A pesare è il pressing delle Big Tech americane in nome di un alleggerimento delle norme Ue: i colossi della Silicon Valley hanno trovato in Donald Trump un alleato e nelle sua minacce un’efficace testa d’ariete contro un’Europa che, dal canto suo, non ha perso tempo a indossare i guanti di velluto ad esempio ritardando le multe contro il social X di Elon Musk. Secondo la versione di Bruxelles, in ballo è semmai la volontà di smantellare – così si legge – «l’accumulo di regole che talvolta hanno effetti indesiderati sulla competitività» delle imprese del continente, strette nella morsa globale tra Cina e Stati Uniti. E ciò «creando più opportunità per le nostre industrie nella condivisione dei dati, il loro trattamento o l’addestramento dei sistemi di IA». Un intento sostenuto nero su bianco dalla Germania, il governo più attivo sul fronte della semplificazione digitale.

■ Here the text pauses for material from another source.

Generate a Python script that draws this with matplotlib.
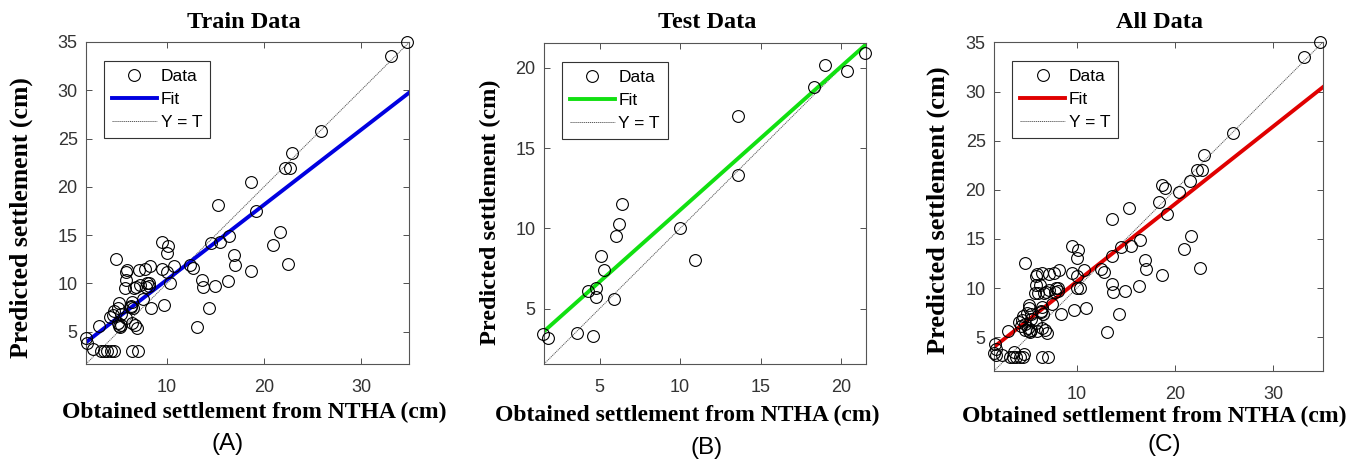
import numpy as np
import matplotlib
matplotlib.use('Agg')
import matplotlib.pyplot as plt

# Train set: obtained (NTHA) vs predicted settlement, cm
train_t = [34.7, 33.1, 25.9, 22.9, 22.7, 22.2, 18.7, 19.2, 15.3, 16.4, 15.5, 14.5, 21.6, 20.9,
           22.5, 16.9, 17.0, 18.7, 12.4, 12.7, 13.6, 13.7, 14.9, 16.3, 14.3, 13.1, 9.5, 10.1,
           10.0, 10.7, 9.5, 10.0, 10.3, 9.7, 8.4, 8.2, 7.7, 7.1, 7.9, 7.8, 7.2, 6.8, 6.6, 7.5,
           6.4, 6.3, 6.5, 5.9, 5.8, 5.8, 5.7, 4.7, 5.1, 4.9, 4.5, 4.4, 5.3, 5.0, 5.1, 5.3, 6.4,
           6.7, 6.9, 4.1, 3.0, 5.8, 6.4, 7.0, 3.2, 3.5, 3.8, 4.2, 4.5, 2.4, 1.65, 1.8, 8.1, 8.1,
           6.3, 5.2]
train_y = [35.0, 33.5, 25.8, 23.5, 22.0, 22.0, 20.5, 17.5, 18.1, 14.9, 14.3, 14.2, 15.3, 14.0,
           12.0, 12.9, 11.9, 11.3, 11.9, 11.6, 10.4, 9.6, 9.7, 10.2, 7.4, 5.5, 14.3, 13.9,
           13.1, 11.8, 11.5, 11.2, 10.0, 7.8, 7.4, 11.8, 11.5, 11.4, 10.0, 9.6, 9.8, 9.6, 9.5, 8.4,
           8.1, 7.7, 7.4, 11.4, 11.2, 10.3, 9.5, 12.5, 8.0, 7.5, 7.1, 6.7, 6.8, 5.9, 5.6, 5.7, 5.9,
           5.7, 5.4, 6.5, 5.6, 6.4, 3.0, 3.0, 3.0, 3.0, 3.0, 3.0, 3.0, 3.2, 4.3, 3.8, 9.7, 10.0,
           7.6, 5.5]

# Test set
test_t = [21.5, 20.4, 19.0, 18.3, 13.6, 13.6, 10.0, 10.9, 6.4, 6.2, 6.0, 5.1, 5.3, 4.3,
          4.75, 4.75, 5.9, 4.6, 3.6, 1.5, 1.8]
test_y = [20.9, 19.8, 20.2, 18.8, 17.0, 13.3, 10.0, 8.0, 11.5, 10.3, 9.5, 8.3, 7.4, 6.1,
          6.3, 5.7, 5.6, 3.3, 3.5, 3.4, 3.2]

# fitted lines (slope, intercept)
fit_train = [0.776, 2.62]
fit_test = [0.894, 2.20]
fit_all = [0.790, 2.77]

W, H = 1365, 462
fig = plt.figure(figsize=(W / 100, H / 100), dpi=100)

SERIF = ['Liberation Serif', 'DejaVu Serif']
SANS = ['Liberation Sans', 'DejaVu Sans']


def px_axes(left, right, top, bottom):
    return fig.add_axes([left / W, 1 - bottom / H, (right - left) / W, (bottom - top) / H])


def panel(ax, t, y, fit, color, lim, xticks, yticks):
    xs = np.array(lim)
    ax.plot(xs, xs, linestyle=(0, (1.2, 0.8)), color='0.35', lw=0.7, label='Y = T')
    ax.plot(xs, fit[0] * xs + fit[1], color=color, lw=2.8, label='Fit')
    ax.plot(t, y, 'o', mfc='none', mec='black', ms=8.5, mew=0.8, label='Data',
            clip_on=False, zorder=3)
    ax.set_xlim(lim)
    ax.set_ylim(lim)
    ax.set_xticks(xticks)
    ax.set_yticks(yticks)
    ax.tick_params(direction='in', top=True, right=True, length=4, width=0.6,
                   colors='#333333', labelsize=13)
    ax.tick_params(axis='x', pad=11)
    ax.tick_params(axis='y', pad=6)
    for lab in ax.get_xticklabels() + ax.get_yticklabels():
        lab.set_family(SANS)
    for s in ax.spines.values():
        s.set_color('#555555')
        s.set_linewidth(0.8)
    h, l = ax.get_legend_handles_labels()
    leg = ax.legend(h[::-1], l[::-1], loc='upper left', bbox_to_anchor=(0.056, 0.941),
                    borderaxespad=0, fancybox=False, edgecolor='#333333', framealpha=1,
                    prop={'family': SANS, 'size': 12.5}, handlelength=2.6,
                    handletextpad=0.2, labelspacing=0.45, borderpad=0.45)
    leg.get_frame().set_linewidth(0.8)


ax_a = px_axes(86, 409, 42, 364)
panel(ax_a, train_t, train_y, fit_train, '#0000e0', (1.65, 34.95), [10, 20, 30],
      [5, 10, 15, 20, 25, 30, 35])

ax_b = px_axes(544, 866, 43, 364)
panel(ax_b, test_t, test_y, fit_test, '#11e011', (1.55, 21.55), [5, 10, 15, 20],
      [5, 10, 15, 20])

ax_c = px_axes(994, 1323, 42, 371)
panel(ax_c, train_t + test_t, train_y + test_y, fit_all, '#e00000', (1.55, 35.05),
      [10, 20, 30], [5, 10, 15, 20, 25, 30, 35])


def ftext(x, y, s, **kw):
    fig.text(x / W, 1 - y / H, s, ha='center', va='center', **kw)


titles = ['Train Data', 'Test Data', 'All Data']
title_x = [244, 707, 1160]
xlab_pos = [(254, 412), (687, 415), (1154, 416)]
ylab_pos = [(21, 218), (490, 212), (938, 210)]
ylab_size = [18.5, 17.5, 19]
tags = ['(A)', '(B)', '(C)']
tag_pos = [(228, 444), (707, 448), (1164, 445)]

for i in range(3):
    ftext(title_x[i], 23, titles[i], family=SERIF, weight='bold', fontsize=17.5)
    ftext(*xlab_pos[i], 'Obtained settlement from NTHA (cm)', family=SERIF,
          weight='bold', fontsize=17)
    ftext(*ylab_pos[i], 'Predicted settlement (cm)', family=SERIF, weight='bold',
          fontsize=ylab_size[i], rotation=90)
    ftext(*tag_pos[i], tags[i], family=SANS, fontsize=17.5)

fig.savefig('out.png', dpi=100)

Decine di grandi compagnie europee, tra cui Airbus, Lufthansa e Mercedes-Benz, avevano chiesto a luglio, in un appello rivolto alla presidente della Commissione Ursula von der Leyen, una moratoria sull’AI Act «per consentire un’attuazione ragionevole». Anche l’ex premier Mario Draghi, autore di un report sul rilancio della competitività che ha da poco compiuto un anno, aveva invitato l’Ue a sospendere l’esecuzione della fase più avanzata dell’AI Act «fin quando non ne comprenderemo meglio gli svantaggi». L’obiettivo dell’Omnibus digitale «non è annacquare o riaprire la nostra legislazione, ma rendere la vita più facile alle imprese, riducendo gli oneri amministrativi», aveva ribattuto nei giorni scorsi un portavoce dell’esecutivo Ue, interpellato sulle pressioni americane. Nelle stesse bozze dell’Omnibus – che potranno ancora cambiare prima di mercoledì -, la Commissione anticipa le critiche sostenendo che si tratta solo di «modifiche di natura tecnica, con cui vogliamo adeguare il quadro normativo ma non alterare gli obiettivi complessivi. Le misure sono calibrate in modo da mantenere inalterati gli standard di protezione dei diritti fondamentali».
IL PASSAGGIO
Non la pensa così Max Schrems, avvocato austriaco all’origine di sentenze storiche della Corte di Giustizia dell’Ue contro Facebook sul trattamento dei dati, e fondatore del Centro europeo per i diritti digitali (Noyb), secondo cui «questo declassamento massiccio della privacy» Ue non è pensato per le piccole e medie imprese, «ma per le Big Tech».
«Se la Commissione non cambierà rotta, sarà il più grande arretramento dei diritti digitali nella storia dell’Ue», denunciano in una lettera 127 associazioni della società civile e sindacali.
Gli emendamenti proposti da Bruxelles legittimerebbero pratiche già adottate ad esempio da Facebook e Instagram, che da maggio utilizzano i post degli utenti per alimentare i propri modelli di IA. Se l’allentamento Ue dovesse farsi strada, il consenso sarà considerato automatico, ma questo si potrà comunque sempre revocare espressamente (anche se la procedura da seguire non è sempre immediata). Prima di diventare legge, la mini-rivoluzione sul Gdpr dovrà essere approvata dai governi riuniti nel Consiglio e dagli eurodeputati. Proprio al Parlamento Ue si preannuncia una levata di scudi: liberali e socialisti (due delle tre gambe dell’euro-maggioranza) hanno avvertito von der Leyen che l’Omnibus è «estremamente preoccupante», rappresenta una nuova capitolazione a Trump e rischia una forte opposizione in aula.